[START OF Listed records]

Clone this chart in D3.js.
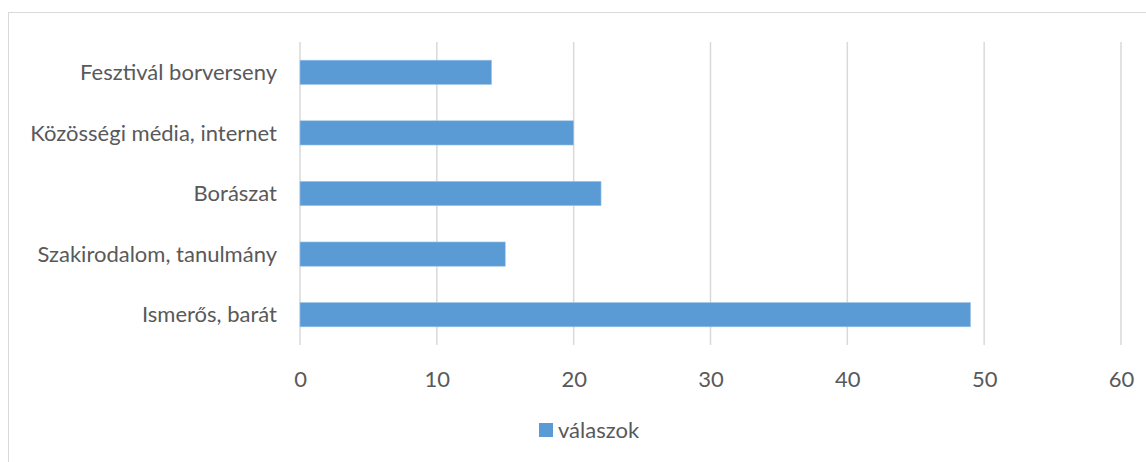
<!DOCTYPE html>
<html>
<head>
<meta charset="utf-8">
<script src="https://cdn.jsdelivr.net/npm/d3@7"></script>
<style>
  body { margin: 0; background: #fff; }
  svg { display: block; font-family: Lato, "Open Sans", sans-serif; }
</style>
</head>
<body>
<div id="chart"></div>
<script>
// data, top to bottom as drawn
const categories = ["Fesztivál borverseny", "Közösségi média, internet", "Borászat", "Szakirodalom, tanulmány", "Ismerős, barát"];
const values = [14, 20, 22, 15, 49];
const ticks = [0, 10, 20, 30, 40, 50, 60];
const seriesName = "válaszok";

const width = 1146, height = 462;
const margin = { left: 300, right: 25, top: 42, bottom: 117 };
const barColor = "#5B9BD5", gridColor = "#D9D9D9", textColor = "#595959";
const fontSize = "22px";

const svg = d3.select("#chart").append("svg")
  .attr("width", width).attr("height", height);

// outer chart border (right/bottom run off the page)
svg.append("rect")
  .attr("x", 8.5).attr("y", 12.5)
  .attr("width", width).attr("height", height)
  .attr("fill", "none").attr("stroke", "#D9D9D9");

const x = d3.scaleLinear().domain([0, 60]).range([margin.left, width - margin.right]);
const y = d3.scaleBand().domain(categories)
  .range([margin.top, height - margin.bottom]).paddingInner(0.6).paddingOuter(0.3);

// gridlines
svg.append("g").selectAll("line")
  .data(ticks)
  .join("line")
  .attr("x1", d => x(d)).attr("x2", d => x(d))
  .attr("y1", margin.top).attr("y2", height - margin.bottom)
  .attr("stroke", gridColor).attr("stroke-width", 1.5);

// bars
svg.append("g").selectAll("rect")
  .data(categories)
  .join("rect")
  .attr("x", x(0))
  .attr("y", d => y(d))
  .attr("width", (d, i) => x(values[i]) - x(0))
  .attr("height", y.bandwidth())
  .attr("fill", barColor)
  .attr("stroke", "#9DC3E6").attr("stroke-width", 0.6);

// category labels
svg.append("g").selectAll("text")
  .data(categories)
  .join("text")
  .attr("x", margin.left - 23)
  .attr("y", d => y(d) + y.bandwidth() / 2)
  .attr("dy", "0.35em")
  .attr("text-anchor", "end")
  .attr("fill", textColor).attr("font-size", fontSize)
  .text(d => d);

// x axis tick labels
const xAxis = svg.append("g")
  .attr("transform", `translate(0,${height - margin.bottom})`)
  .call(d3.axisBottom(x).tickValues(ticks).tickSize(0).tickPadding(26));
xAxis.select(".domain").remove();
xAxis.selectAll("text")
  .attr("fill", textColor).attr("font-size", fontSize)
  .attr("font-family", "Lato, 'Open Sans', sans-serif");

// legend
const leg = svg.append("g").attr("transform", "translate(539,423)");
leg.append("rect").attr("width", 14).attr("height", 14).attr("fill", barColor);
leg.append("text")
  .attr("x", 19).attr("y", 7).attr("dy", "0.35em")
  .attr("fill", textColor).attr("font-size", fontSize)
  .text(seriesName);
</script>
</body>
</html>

[END OF Listed records]
[START OF Listed records]

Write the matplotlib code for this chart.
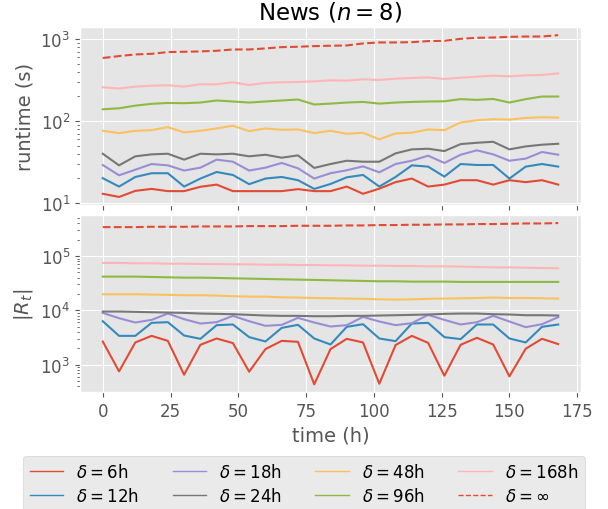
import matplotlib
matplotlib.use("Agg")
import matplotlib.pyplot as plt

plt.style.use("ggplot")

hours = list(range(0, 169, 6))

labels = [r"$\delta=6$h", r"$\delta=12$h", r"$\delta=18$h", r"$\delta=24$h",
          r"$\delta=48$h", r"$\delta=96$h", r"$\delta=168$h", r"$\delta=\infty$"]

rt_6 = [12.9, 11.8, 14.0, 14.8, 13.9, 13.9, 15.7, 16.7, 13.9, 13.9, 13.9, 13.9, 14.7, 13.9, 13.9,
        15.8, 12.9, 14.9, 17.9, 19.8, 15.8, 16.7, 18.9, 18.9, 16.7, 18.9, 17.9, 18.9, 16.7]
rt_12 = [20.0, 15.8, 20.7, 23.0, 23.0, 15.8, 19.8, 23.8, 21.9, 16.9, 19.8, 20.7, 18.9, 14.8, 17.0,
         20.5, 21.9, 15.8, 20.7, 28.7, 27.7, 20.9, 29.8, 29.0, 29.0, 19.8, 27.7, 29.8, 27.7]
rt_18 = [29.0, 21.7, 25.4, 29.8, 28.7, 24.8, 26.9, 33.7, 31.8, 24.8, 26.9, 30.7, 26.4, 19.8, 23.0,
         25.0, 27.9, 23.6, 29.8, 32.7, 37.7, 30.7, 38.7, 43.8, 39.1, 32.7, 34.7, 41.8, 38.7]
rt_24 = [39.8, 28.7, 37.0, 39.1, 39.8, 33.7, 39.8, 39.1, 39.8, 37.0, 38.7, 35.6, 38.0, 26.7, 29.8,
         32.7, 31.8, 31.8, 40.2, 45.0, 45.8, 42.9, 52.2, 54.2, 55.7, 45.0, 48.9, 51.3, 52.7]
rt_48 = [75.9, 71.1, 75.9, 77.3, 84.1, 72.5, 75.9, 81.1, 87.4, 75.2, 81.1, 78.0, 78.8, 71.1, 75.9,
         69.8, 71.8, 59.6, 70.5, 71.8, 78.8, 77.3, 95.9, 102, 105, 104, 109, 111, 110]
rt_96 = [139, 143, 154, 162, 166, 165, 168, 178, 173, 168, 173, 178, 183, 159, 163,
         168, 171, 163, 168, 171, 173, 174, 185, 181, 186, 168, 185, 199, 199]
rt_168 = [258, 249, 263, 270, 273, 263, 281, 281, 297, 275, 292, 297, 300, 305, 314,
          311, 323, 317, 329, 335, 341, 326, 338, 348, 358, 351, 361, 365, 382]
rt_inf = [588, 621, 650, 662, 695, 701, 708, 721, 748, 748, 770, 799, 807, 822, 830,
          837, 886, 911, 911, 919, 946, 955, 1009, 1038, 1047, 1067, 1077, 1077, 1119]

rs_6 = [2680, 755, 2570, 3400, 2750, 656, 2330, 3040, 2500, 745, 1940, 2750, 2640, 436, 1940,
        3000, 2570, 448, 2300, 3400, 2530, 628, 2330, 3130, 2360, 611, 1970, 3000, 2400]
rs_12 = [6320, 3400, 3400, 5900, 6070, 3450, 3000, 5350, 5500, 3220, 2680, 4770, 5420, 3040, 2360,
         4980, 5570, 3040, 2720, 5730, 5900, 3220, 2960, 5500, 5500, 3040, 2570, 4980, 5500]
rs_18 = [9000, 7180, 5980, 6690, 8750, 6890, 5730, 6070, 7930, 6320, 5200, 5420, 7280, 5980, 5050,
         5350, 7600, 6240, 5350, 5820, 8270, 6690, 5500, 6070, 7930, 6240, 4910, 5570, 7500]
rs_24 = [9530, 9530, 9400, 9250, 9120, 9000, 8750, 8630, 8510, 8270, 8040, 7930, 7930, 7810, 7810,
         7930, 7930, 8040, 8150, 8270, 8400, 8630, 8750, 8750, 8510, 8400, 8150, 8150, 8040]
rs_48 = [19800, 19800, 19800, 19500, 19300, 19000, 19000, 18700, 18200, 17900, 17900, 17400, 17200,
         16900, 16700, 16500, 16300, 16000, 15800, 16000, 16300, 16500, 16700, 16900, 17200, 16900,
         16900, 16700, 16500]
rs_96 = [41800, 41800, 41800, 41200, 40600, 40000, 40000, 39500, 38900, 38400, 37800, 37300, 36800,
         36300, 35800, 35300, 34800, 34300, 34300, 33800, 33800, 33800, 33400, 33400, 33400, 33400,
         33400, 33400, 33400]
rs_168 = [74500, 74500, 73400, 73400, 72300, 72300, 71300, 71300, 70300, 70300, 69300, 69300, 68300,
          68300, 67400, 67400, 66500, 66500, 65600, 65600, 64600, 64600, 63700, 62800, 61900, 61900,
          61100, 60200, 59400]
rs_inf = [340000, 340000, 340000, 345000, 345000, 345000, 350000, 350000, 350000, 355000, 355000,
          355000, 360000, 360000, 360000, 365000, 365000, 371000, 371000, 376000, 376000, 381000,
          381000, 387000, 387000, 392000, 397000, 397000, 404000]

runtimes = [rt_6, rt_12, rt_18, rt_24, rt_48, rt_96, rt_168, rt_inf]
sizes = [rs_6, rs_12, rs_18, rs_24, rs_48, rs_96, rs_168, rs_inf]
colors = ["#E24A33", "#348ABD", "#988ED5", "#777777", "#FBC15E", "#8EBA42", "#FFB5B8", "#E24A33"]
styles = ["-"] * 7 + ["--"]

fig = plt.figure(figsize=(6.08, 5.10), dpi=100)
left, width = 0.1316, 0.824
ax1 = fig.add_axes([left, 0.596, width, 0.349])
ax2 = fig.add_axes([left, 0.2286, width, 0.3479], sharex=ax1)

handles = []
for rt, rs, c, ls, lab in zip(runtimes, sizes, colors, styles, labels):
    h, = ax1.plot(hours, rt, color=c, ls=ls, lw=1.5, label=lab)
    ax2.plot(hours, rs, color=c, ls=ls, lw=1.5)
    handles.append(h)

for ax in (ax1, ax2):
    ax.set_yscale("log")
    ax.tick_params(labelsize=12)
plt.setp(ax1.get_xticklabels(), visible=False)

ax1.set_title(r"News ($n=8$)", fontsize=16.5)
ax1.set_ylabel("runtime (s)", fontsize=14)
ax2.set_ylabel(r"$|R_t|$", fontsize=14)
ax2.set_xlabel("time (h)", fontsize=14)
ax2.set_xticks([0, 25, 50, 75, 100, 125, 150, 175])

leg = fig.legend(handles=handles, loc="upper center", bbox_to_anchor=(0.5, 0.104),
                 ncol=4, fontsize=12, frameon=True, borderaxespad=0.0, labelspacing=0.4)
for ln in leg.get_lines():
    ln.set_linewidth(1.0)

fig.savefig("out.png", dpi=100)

[END OF Listed records]

Task to complete
Work out how many lines of the listing above include the word "chart". Reply with nothing but the count.

Worked answer
5